Koresh Was the Ultimate Master Manipulator
AP Photo/Charles Bennett, File
From the moment that federal agents blundered into their frontal assault on the Branch Davidians’ armed fortress on the morning of February 28, David Koresh knew that God had finally delivered the enemy into his hands. For nine years Koresh had relentlessly drilled his followers to prepare for Armageddon, had preached its inevitability, had forecast its imminence. This was the ending that Koresh had prayed for and staked his reputation on—the final battle, the trial by fire. It didn’t matter if the fire came from automatic rifles or a match and a can of kerosene; this was what Koresh had promised. Anything less would have been a monumental betrayal of his claim to be David Koresh, Angel Warrior of the Armageddon. Did anyone really expect the prophet of Ranch Apocalypse to meekly surrender his sheep to the enemy and come out with his hands up?

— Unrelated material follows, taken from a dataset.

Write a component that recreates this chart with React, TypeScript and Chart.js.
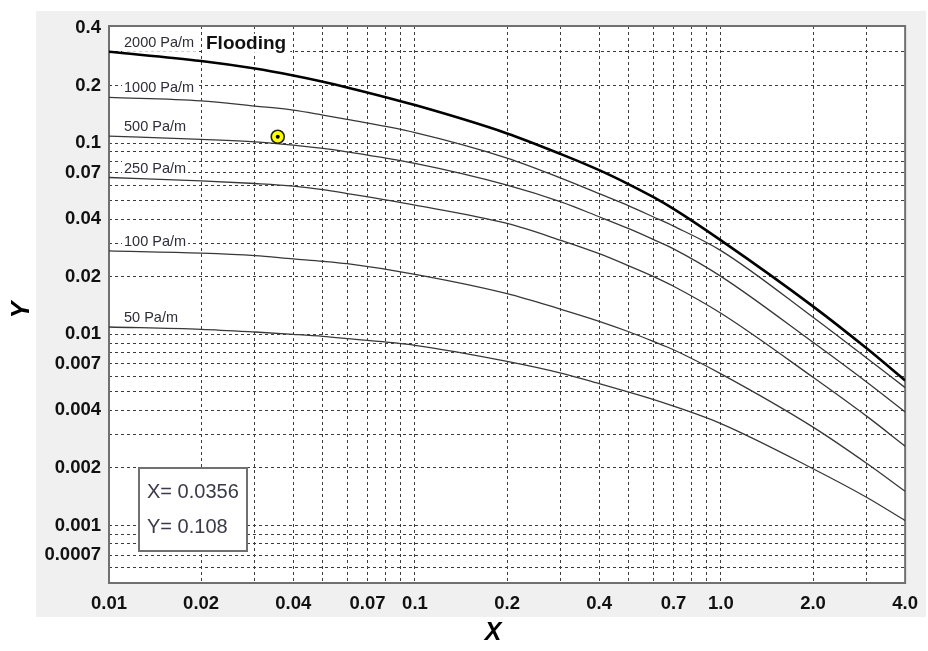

The first thing to understand about Koresh is that he invented himself. “Koresh” is the Hebrew name for Cyrus, the Persian king who allowed the Jews to return to Israel. It means “a lot of fire.” Koresh was a con man who got caught up in his own duplicity, a pathological liar who long ago lost the ability to distinguish fact from fantasy. Raised in the Seventh-day Adventist Church in Tyler, Koresh (or Vernon Howell, as he was known then) came by his doomsday mentality early in life. Seventh-day Adventists are conditioned by their faith to expect end-of-the-world prophets and to listen to anyone who claims to be anointed, however tenuous that claim may appear to nonbelievers. The Branch Davidians are an offshoot of this faith, founded by a Bulgarian immigrant named Victor Houteff who broke with the mother church over his interpretation of the books of Ezekiel and Revelation. In 1935 Houteff moved from Los Angeles to Waco and established the world headquarters of his sect. After his death, a succession of leaders emerged, each putting his or her own spin on the book of Revelation, each gaining and holding power by predicting the date when time would end. Koresh was merely the most recent (though surely the most infamous) of the cult’s roster of doomsday forecasters.